The owner of the other vehicle was here, setting up his tripod to capture the phenomenon we were about to witness. I looked out into the distance. This might be one of the few times I could look at the Redwood Trees and not feel like a banana slug myself. Now, I was the one towering over them. The thick trees rippled across the valley like moss taking over a rock. Every once in a while, the forest would disappear, blanketed in the dense mist rolling off of the waves. The Pacific Ocean was ahead, taking up space as far as the eye could see.
I didn’t know what to expect. Not only was this my first time visiting the Redwood National Park, but it was also my first time watching the sunset from this high in the sky (no, airplanes don’t count).
Watching The Sunset Over The Valley
It was golden hour now. The plants around me seemed to blossom, bathing in the amber glow. The dewey grass dripped like honey, rolling down the stalks as they swayed in the breeze. However, I wasn’t the only one enjoying this moment. Slaps and claps began to ring through the air as the other photographer and I swatted at our knees…and our ankles…and our necks. The mosquitoes were feasting in the tiger sun.
The sky transformed into a wildfire, with the clouds echoing the vibrant color through the woods. I wish I could slow the sun down. As it neared the clouds, I swear I could witness every inch of the twilight twitching.
“Ten, nine, eight,” it wasn’t hard to match the pace of light anymore.
As the smoldering sphere dipped below the billowing blanket, the jagged outline of the Sequoias scattering along the coastline seeped out. The colors of the sky shifted. The tiger was going to bed and a peacock was taking its place. Orange faded to red, red to purple and purple into a deep cobalt blue. The blue would soon fade too, sucking the colors out of the sky until nothing but a blank canvas was left, leaving room for the stars to have a chance at splatter painting.
Leaving The redwood Forest
I didn’t want to leave. In fact, I never wanted to leave. However, the sooner I would go to bed, the sooner I could wake up and come back to this mystical forest. Even so, there was one thing that I hadn’t accounted for on my drive back home: Bigfoot.
I know, I know, he’s a mythical creature……but what if he’s not? As I rolled through the pitch black forest with trees casting enormous shadows above me and mist that spiraled in small tornados through my high beams….I was terrified. Like, OF COURSE, Bigfoot would choose to show himself to me, the solo traveler on her first skip through the National Park.
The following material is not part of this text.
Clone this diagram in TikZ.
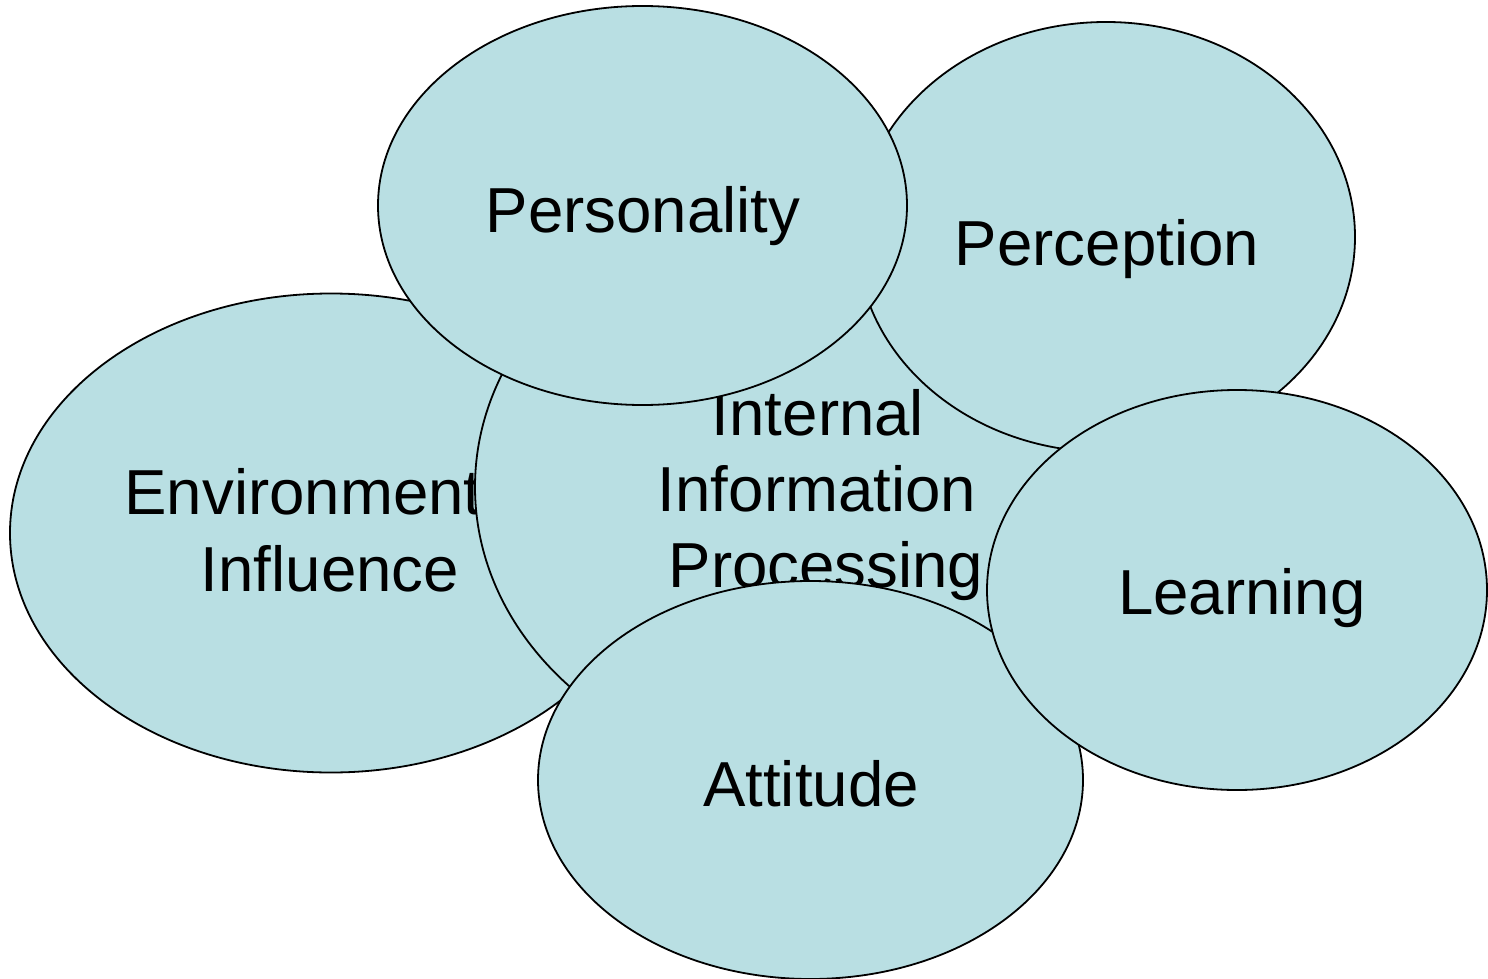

I squinted at every cloud, waiting for his haggard figure to appear, debating whether to flip it in reverse and drive backward up the spiraling hill, gun it into the abyss, or take driver’s ed seriously and just plow through Bigfoot while maintaining control of the vehicle. To fight or to flight, that was the question. Although, in retrospect, I don’t think I would have much of a chance at winning on either side.
Home Sweet Home
I was five minutes from home now and began to feel a sense of relief. I don’t think Bigfoot would go this far out of his stomping grounds. Flipping on my turn signal, I exited the highway, circling the roundabout back to my AirBnb when it flashed in front of my car. I slammed on the brakes, letting out a bloodcurdling scream, as the unavoidable thump knocked underneath the vehicle, shaking my toes.
Bowing my head in shame, I pulled over, trying to get it together. I had just killed a cat, and I had a feeling it was not just any cat. It was the cat that belonged to my AirBnb host for the night. As I scrolled through the kitten-themed pictures, I looked face to face with my new enemy: A fluffy, striped orange tabby.
Glancing back in my rearview, I scanned the road. I didn’t see anything, but I also couldn’t remember exactly where the catastrophe had happened. Maybe the cat just did a little tumble and he was hiding in the tall grass and licking his wounds now. Perhaps the cat was totally fine after all…or at least that’s what I tell myself so I can sleep at night.